L’alpinismo nacque alla fine dell’Ottocento un po’ per ragioni di esplorazione geografica e scientifica e un po’ per ragioni filosofiche o, più sottilmente, psicoanalitiche.

Infatti, dall’inizio dei tempi, per l’uomo la montagna è il luogo (e spesso un luogo estremo) che unisce la terra al cielo: la montagna è un percorso catartico che ci fa ascendere verso la purezza e ci libera dalla natura corrotta.

Questo almeno secondo la visione romantica dell’alpinismo eroico e nobile dei primi tempi, che è stato raccontato in passato in numerosi film.

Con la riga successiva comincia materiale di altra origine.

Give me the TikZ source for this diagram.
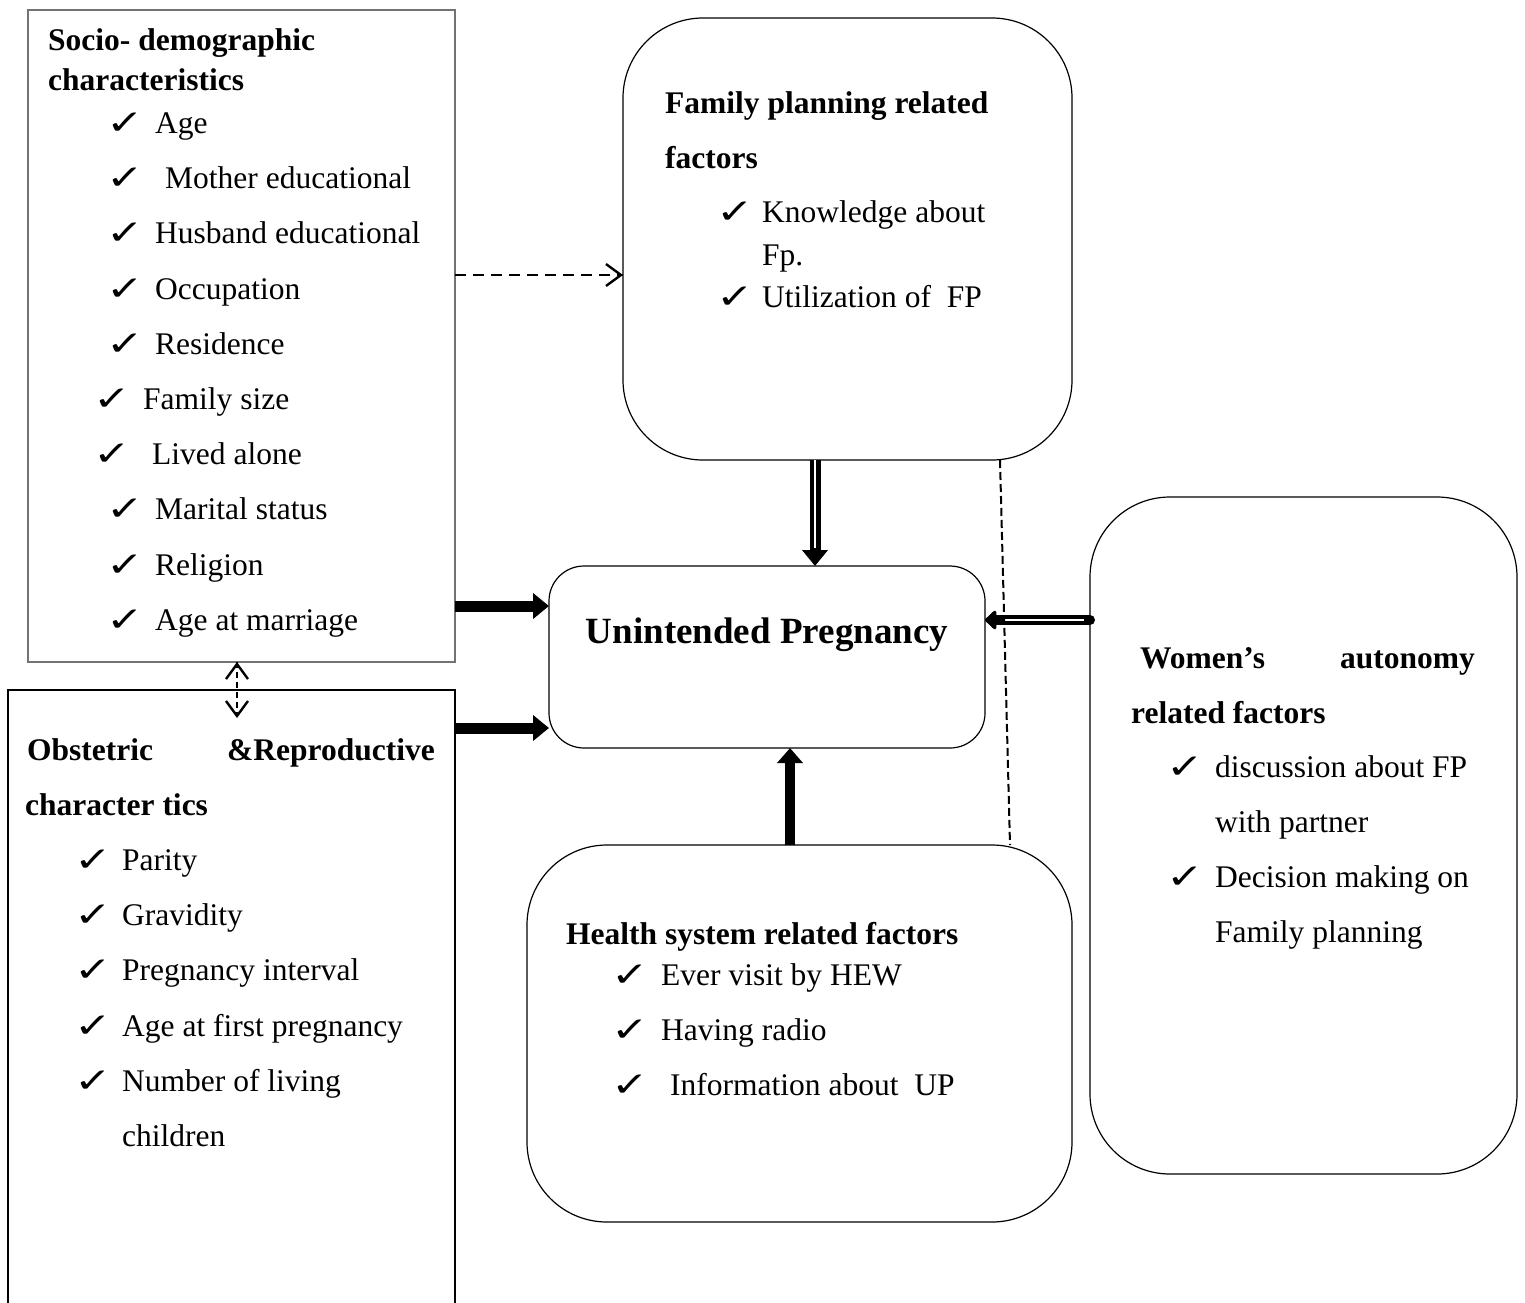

Il film “Everest” del regista islandese Baltasar Kormàkur racconta e condanna, invece, l’alpinismo turistico e di massa di oggi, che è corrotto e svilito da ogni punto di vista.

La trama del film

Il film si ispira e racconta una storia vera: si tratta di una spedizione sull’Everest avvenuta nel 1996, una spedizione che purtroppo finì male (morirono otto persone) e che poi venne raccontata da uno dei sopravvissuti, il giornalista americano Jon Krakauer, nel suo libro “Aria sottile”.

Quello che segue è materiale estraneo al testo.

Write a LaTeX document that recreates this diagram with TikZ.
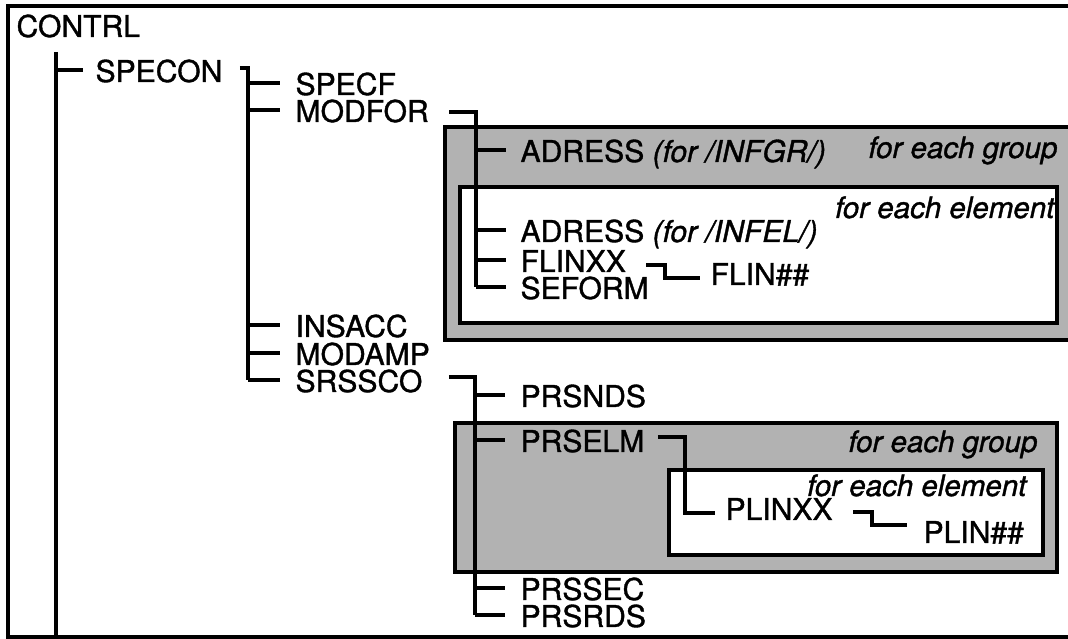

La trama è questa: un gruppo eterogeneo di alpinisti dilettanti decide di scalare l’Everest e si affida all’esperta guida Rob, che possiede una società, la “Adventure Consultants”, creata appositamente per queste cose.

Dopo varie traversie iniziali Rob e i suoi alpinisti improvvisati saranno messi duramente alla prova dalla spietatezza della montagna.

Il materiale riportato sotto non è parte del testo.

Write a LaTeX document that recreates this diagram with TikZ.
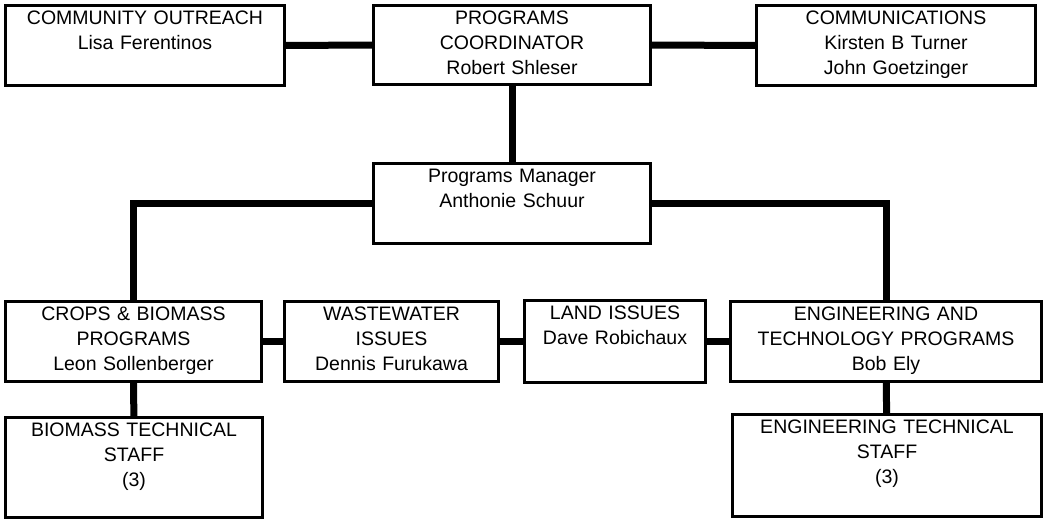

Il film racconta una tragedia vera e controversa

Il giornalista americano Jon Krakauer, uno dei sopravvissuti della vera spedizione del ’96 a cui si ispira il film, ha già fatto sapere che la pellicola di Kormàkur è una bufala e non rispecchia la realtà dei fatti.

Il giornalista (che partecipò alla spedizione del ’96 proprio per documentare, per il mensile americano “Outside”, il boom dell’alpinismo turistico e di massa) sostiene che non è mai avvenuta nella realtà la scena del film in cui l’alpinista kazako Anatoli Boukreev, realmente esistito, chiede di poter tornare sulla montagna per tentare di salvare gli altri.

La querelle tra Krakauer e Boukreev (quest’ultimo ritenuto dall’americano responsabile di aver abbandonato degli uomini a morte certa) è però destinata a non essere mai chiarita del tutto, anche perché l’alpinista kazako è rimasto vittima nel ’97 di un’altra tragedia della montagna.